Quem está neste projeto também está a aprender. Margarida é jornalista, Luísa é neurocientista. A elas juntou-se Ana, a irmã do meio, e alguns amigos. "Somos neste momento dez pessoas para conseguir dar resposta à plataforma. Já percebemos que criámos um monstro". Exatamente uma semana depois de terem iniciado atividade foi entregue o cabaz n.º100. Mas já há neste momento cerca de 500 famílias inscritas e mais de 4000 doadores. Como há mais doadores do que famílias a pedir ajuda, cada agregado é repartido por mais do que um benemérito. "É normal e já aconteceu termos de fechar a plataforma, porque, mais uma vez, isto é feito por voluntários, pessoas que estão a tentar fazer o seu trabalho assalariado sem ser despedidas e, ao mesmo tempo, querem dar resposta a estas famílias", diz.

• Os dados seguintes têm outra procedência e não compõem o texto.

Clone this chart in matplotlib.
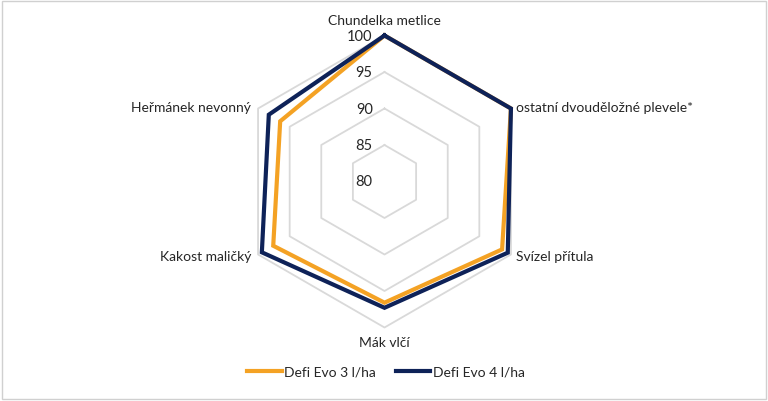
import numpy as np
import matplotlib.pyplot as plt
from matplotlib.patches import Rectangle

plt.rcParams['font.family'] = ['Lato', 'DejaVu Sans']

# Data
categories = ['Chundelka metlice', 'ostatní dvouděložné plevele*', 'Svízel přítula',
              'Mák vlčí', 'Kakost maličký', 'Heřmánek nevonný']
defi_3 = [100, 100, 98.6, 96.6, 97.6, 96.5]
defi_4 = [100, 100, 99.5, 97.3, 99.4, 98.3]
series_names = ['Defi Evo 3 l/ha', 'Defi Evo 4 l/ha']
rings = [80, 85, 90, 95, 100]

orange = '#F4A224'
navy = '#0E2258'
grid_col = '#D9D9D9'

W, H = 768, 402
fig = plt.figure(figsize=(W / 100, H / 100), dpi=100)

# polar axes placed so the centre and radius match the reference
cx, cy, rad = 384.5, 402 - 182.5, 146
ax = fig.add_axes([(cx - rad) / W, (cy - rad) / H, 2 * rad / W, 2 * rad / H],
                  projection='polar')
ax.set_theta_offset(np.pi / 2)
ax.set_theta_direction(-1)
ax.set_ylim(80, 100)
ax.grid(False)
ax.spines['polar'].set_visible(False)
ax.set_xticks([])
ax.set_yticks([])
ax.patch.set_alpha(0)

n = len(categories)
theta = np.linspace(0, 2 * np.pi, n, endpoint=False)
closed = np.append(theta, theta[0])

# hexagonal grid rings
for r in rings:
    ax.plot(closed, [r] * (n + 1), color=grid_col, lw=1.3, zorder=1, clip_on=False)
    ax.annotate(str(r), xy=(0, r), xytext=(-8.5, 0), textcoords='offset points',
                ha='right', va='center', fontsize=10.5, color='#262626',
                annotation_clip=False)

ax.plot(closed, defi_3 + defi_3[:1], color=orange, lw=3, zorder=3,
        clip_on=False, label=series_names[0], solid_joinstyle='miter')
ax.plot(closed, defi_4 + defi_4[:1], color=navy, lw=3, zorder=4,
        clip_on=False, label=series_names[1], solid_joinstyle='miter')

# category labels
label_pos = [
    (101.3, 'center', 'bottom', (0, 0)),
    (100, 'left', 'center', (4, 1)),
    (100, 'left', 'center', (4, -1)),
    (100, 'center', 'top', (0, -6)),
    (100, 'right', 'center', (-5, -1)),
    (100, 'right', 'center', (-5, 1)),
]
for t, name, (r, ha, va, off) in zip(theta, categories, label_pos):
    ax.annotate(name, xy=(t, r), xytext=off, textcoords='offset points',
                ha=ha, va=va, fontsize=10, color='#262626', annotation_clip=False)

leg = fig.legend(loc='center', bbox_to_anchor=(386 / W, 1 - 373 / H), ncol=2,
                 frameon=False, fontsize=10, handlelength=2.5, handletextpad=0.2,
                 columnspacing=1.4)
for txt in leg.get_texts():
    txt.set_color('#262626')

fig.patches.append(Rectangle((2 / W, 2 / H), 1 - 4 / W, 1 - 4 / H, transform=fig.transFigure,
                             fill=False, edgecolor='#D0D0D0', lw=1))

fig.savefig('out.png', dpi=100)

Margarida acredita que as coisas ainda vão piorar. "Penso que vai ser tudo ainda mais trágico quando acabar este período das moratórias, estamos todos um bocadinho em negação em relação a isso". Ou seja, a plataforma poderá fechar durante um período e "reabrir quando percebermos que volta a ser necessária. Mas também acreditamos que tem mesmo de haver soluções de fundo para este problema e encontrá-las compete ao Estado".

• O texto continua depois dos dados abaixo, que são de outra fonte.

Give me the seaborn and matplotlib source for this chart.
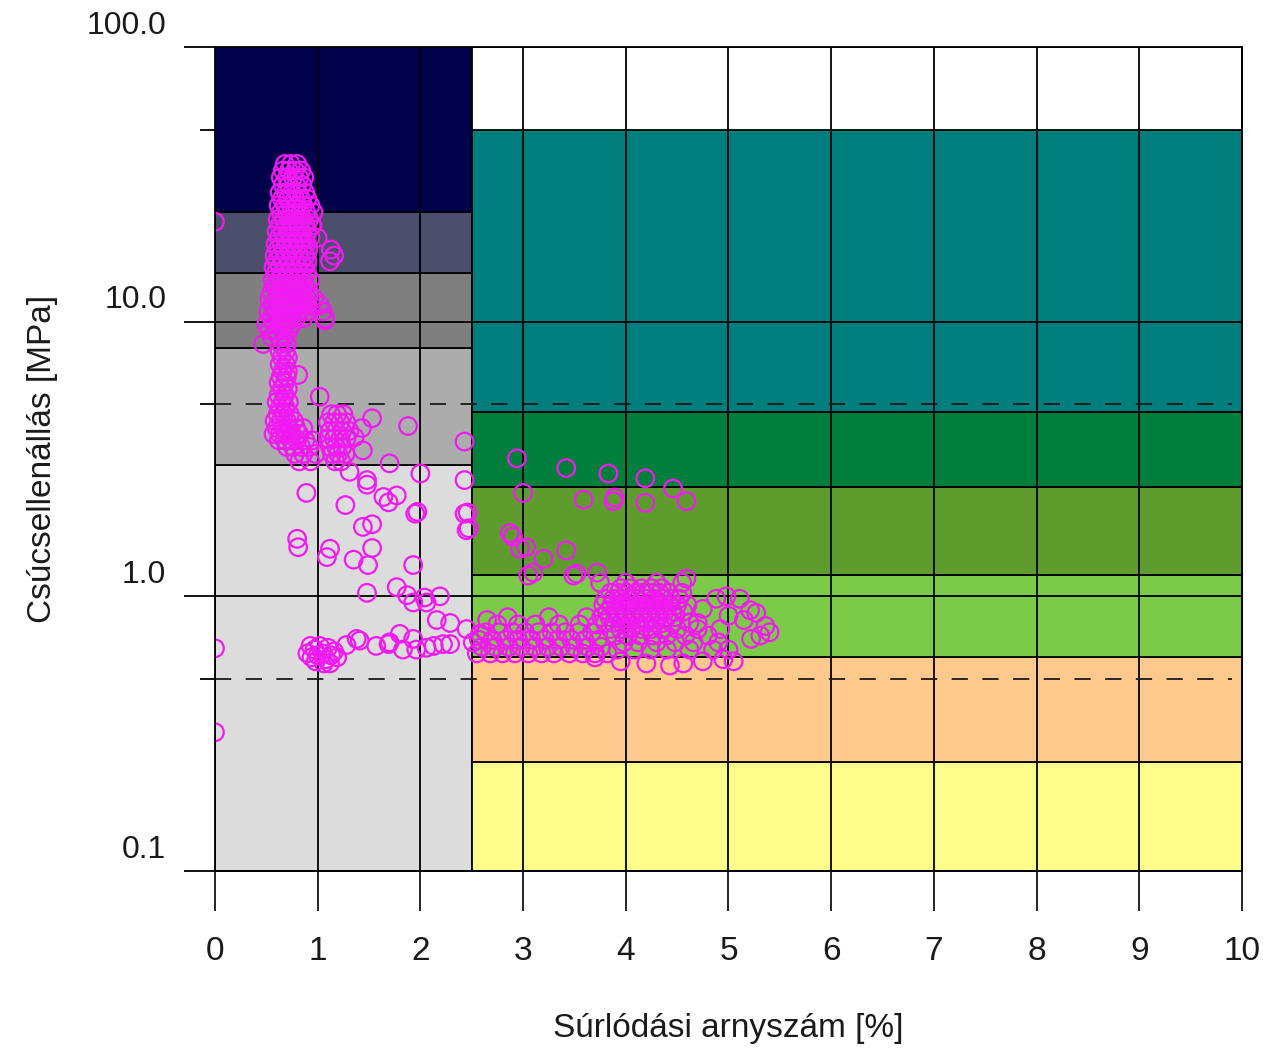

Embora ainda não tenha sequer dez dias de existência, a plataforma tem já uma lista de anedotas, situações que foram foram acontecendo à medida que o projeto foi avançando. Por exemplo, "os primeiros emails que enviámos foram quase todos devolvidos". É que com um remetente chamado Admiradores Secretos e um cabaz como assunto acenderam todos os alertas de spam. Mas nem isso abalou a generosidade de uma ideia que já ultrapassou fronteiras e chegou a países como a França, Bélgica ou Luxemburgo. Afinal, não é uma aplicação de encontros, mas tem muito amor à mistura.